By Shelby Shepherd
Many students vacated the St. Ambrose University campus the Thursday afternoon of Oct. 11 to head home after finishing dreaded midterms. But the campus did not stay quiet for long.
That Saturday, Oct. 12, the Galvin Fine Arts Center was home to two debates: one between U.S. Congressional candidates for the 2 nd District of Iowa, Dave Loebsack (D) and Mariannette Miller-Meeks (R), and one between U.S. Senatorial candidates Bruce Braley (D) and Joni Ernst (R).
While both debates were important, the Senate debate was much more highly anticipated. The Miller-Meeks and Loebsack debate was free and open to the public; however those who wanted to see Braley and Ernst face-off had to have a ticket.
At 7 p.m., Ernst and Braley took that stage for an hour-long discussion that was broadcasted live on KWQC channel 6 news in the Quad Cities. The candidates touched on topics such as immigration, ISIS and the midterm election attack ads, among others.
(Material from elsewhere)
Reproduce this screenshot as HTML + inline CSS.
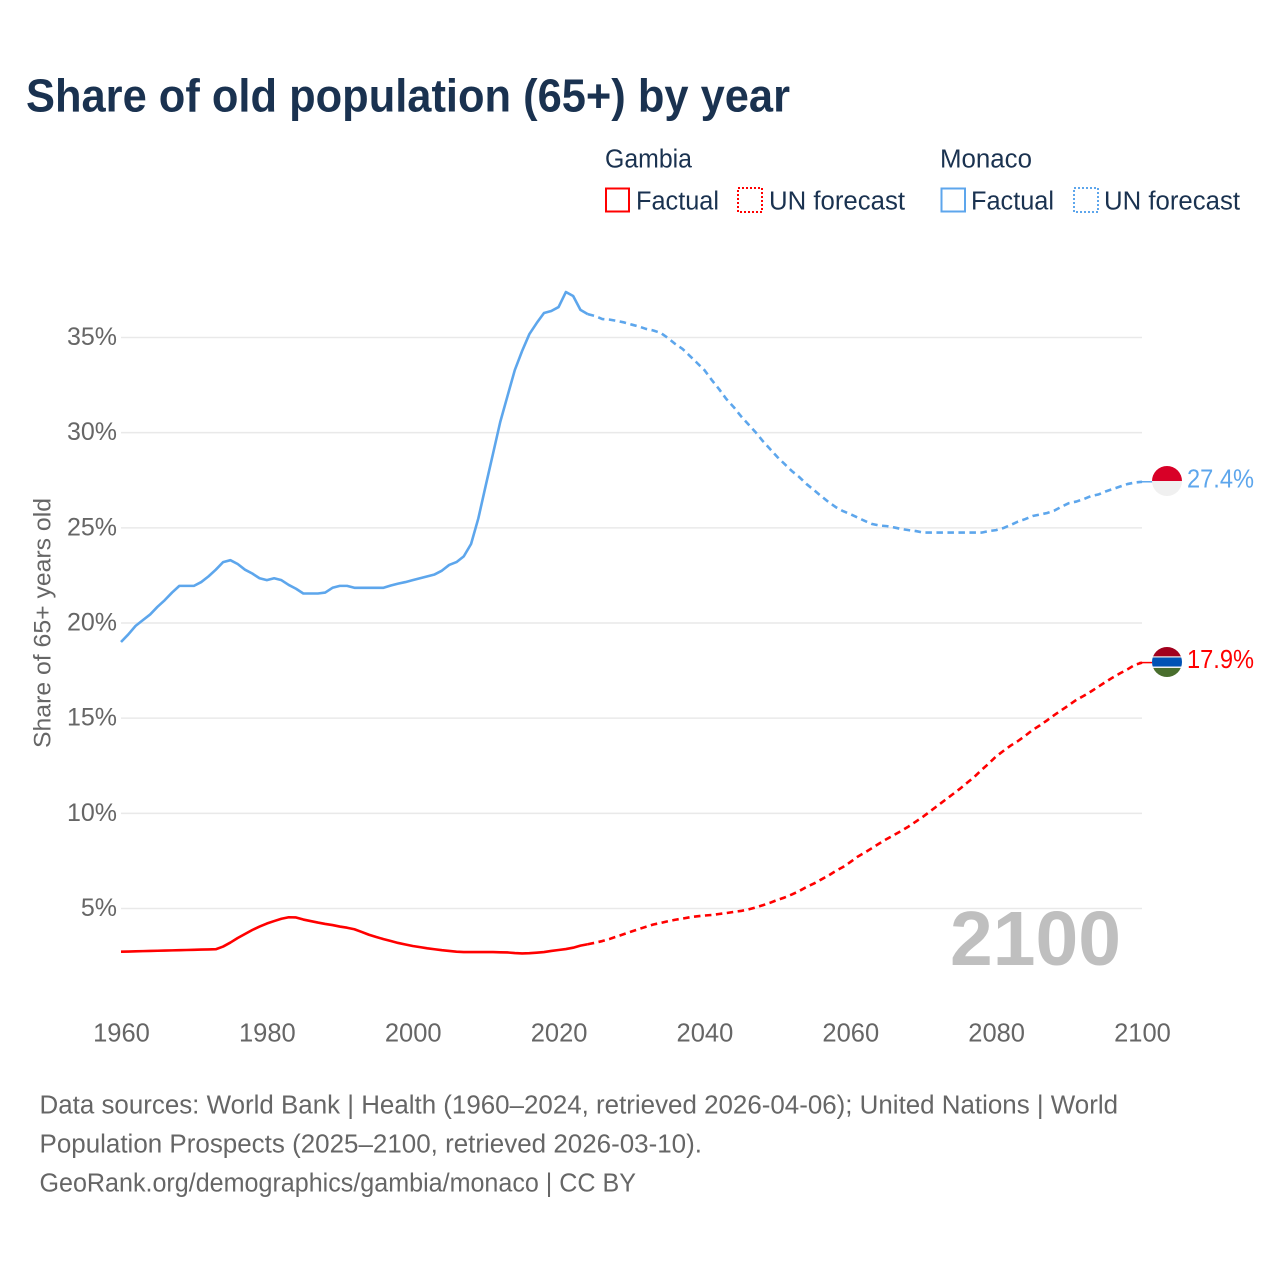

Both Ernst and Braley got an opportunity to refute some of the negative political ads that have come out against them.
“No, I have not signed a pledge with the Koch brothers,” Ernst said.
The Koch brothers, heads of Koch Industries in Kansas, have been known to support conservative candidates and are accused of being high contributors to pollution. Ernst tried to shift that negative association away from her.
“Actions speak louder than words, and I have a lot of support when it comes to renewable fuel and the Iowa fuel farmer association,” Ernst said.
Braley refuted accusations that link him to a former New York governor’s stance on gun control.
“The answer is I’ve never met Michael Bloomberg,” Braley said. “I have no idea what these ads are based on other than fear that I’m going to bring common sense to trying to come up with reasonable solutions to reducing gun violence.”
Attack ads were a high priority for the night because they are so prevalent in this election. Anyone who lives in Iowa has been bombarded with these attack ads. Whether it’s browsing the internet, watching T.V. or listening to the radio, attack ads are everywhere, showing that this race has indeed become nasty.
But according to Bill Parsons, professor of political science at SAU, this is to be expected in a battle ground state.
“In the case of Iowa there’s two things that are kind of going on: One is the population in Iowa in terms of voters political beliefs is fairly evenly split between Democrats, Republicans and Independents, and so when you have an open seat, which has been very rare, in the Senate, it isn’t surprising that the polls show that this is basically a toss-up,” Parsons said. “The second thing would be, at the national level we have about, oh in terms of looking at the polls there are about seven or eight U.S. Senate seats that are up for grabs right now and depending on those outcomes it will decide which political party controls the Senate.”
Right now the Democrats control the Senate, but these midterm elections could shift the power over to Republicans.
Early voting took place at SAU Oct. 20-24, but those who still wish to cast a ballot can do so on election day, Nov. 4, at their designated voting center.